Le 1er mars, Hichem a été blessé par un tir frontal à bout portant. Sur le certificat médico-légal établi par l’hôpital Mustapha-Pacha, il est mentionné : « fracture du plancher de l’orbite », « fracture des os du nez » et « fracture du sinus maxillaire gauche ». Bilan : quarante-cinq jours d’incapacité totale de travail et un traumatisme psychologique reconnu. Le jeune homme venait de signer un contrat d’embauche. Hospitalisé pendant dix jours, il a perdu son emploi faute d’avoir pu se présenter le premier jour.
Un peu plus tard le même jour, Halim tentait de contourner les affrontements en cours sur la route de la Présidence. Près de la place du 1er-Mai, où des échauffourées avaient éclaté, les forces de l’ordre ont, selon des témoins, tiré des cartouches de lacrymogène à bout portant sur les manifestants. Sentant un choc, Halim a perdu connaissance. Il s’est réveillé à l’hôpital, un pansement sur l’œil gauche.
Sa convalescence est douloureuse : « Les pharmaciens refusent de nous donner du Tramadol, malgré l’ordonnance de l’hôpital, parce qu’ils pensent qu’on veut se droguer. » Alors que le mouvement de protestation met en avant son pacifisme, personne ne semble croire à son histoire. Assis dans un café, un habitant de son quartier lui rétorque que la police n’a tiré « que contre les baltaguia », comme on appelle les hommes de main du pouvoir.
Saisir la justice
Le communiqué officiel de la police indique que 56 policiers et 7 manifestants ont été blessés le 1ermars, et que tous ont été pris en charge à l’hôpital de la DGSN. Or, à l’hôpital Mustapha-Pacha, 16 patients ont été admis pour un éclatement du globe oculaire ce jour-là. D’autres l’ont encore été le 8 mars.
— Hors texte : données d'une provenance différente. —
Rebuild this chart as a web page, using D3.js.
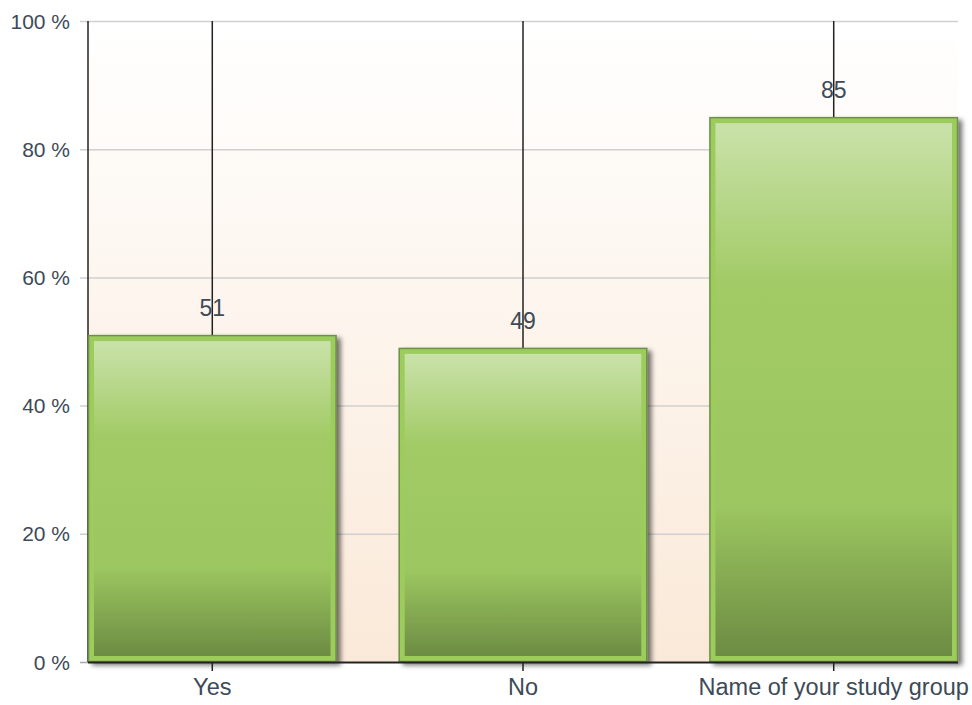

Selon les informations recueillies par Le Monde, au moins cinq jeunes hommes ont définitivement perdu un œil au cours de ces deux journées de manifestations.
A Alger, le 1er mars 2019. / RYAD KRAMDI / AFP
Nasser, 18 ans, venait de Bab El-Oued. « Je me souviens que je chantais alors qu’on arrivait au Telemly [un autre quartier d’Alger], puis j’ai vu du sang. Quelqu’un m’a fait entrer dans une cage d’immeuble. Je suis arrivé à l’hôpital et j’ai perdu la mémoire. » A l’hôpital, la police est venue chercher les manifestants blessés, mais les soignants ont refusé de les laisser entrer dans le service. Le tir frontal a fait perdre son œil à Nasser. En deuxième année de lycée, il ne retourne plus en cours.
Les garçons ont tenté de saisir la justice, sans grande conviction. « Les victimes de 2001 ont dû attendre plus de dix ans », soupire Hassen. « Le procureur m’a dit : amène-moi le matricule du policier », raconte Halim. Quatre mois plus tard, ce dernier continue d’aller manifester quand il peut. La blessure va-t-elle changer quelque chose ? Le jeune garçon secoue la tête : « Ils ont peut-être fait ça pour nous briser, mais on a toujours la chaleur dans nos cœurs. »
* Tous les prénoms ont été modifiés.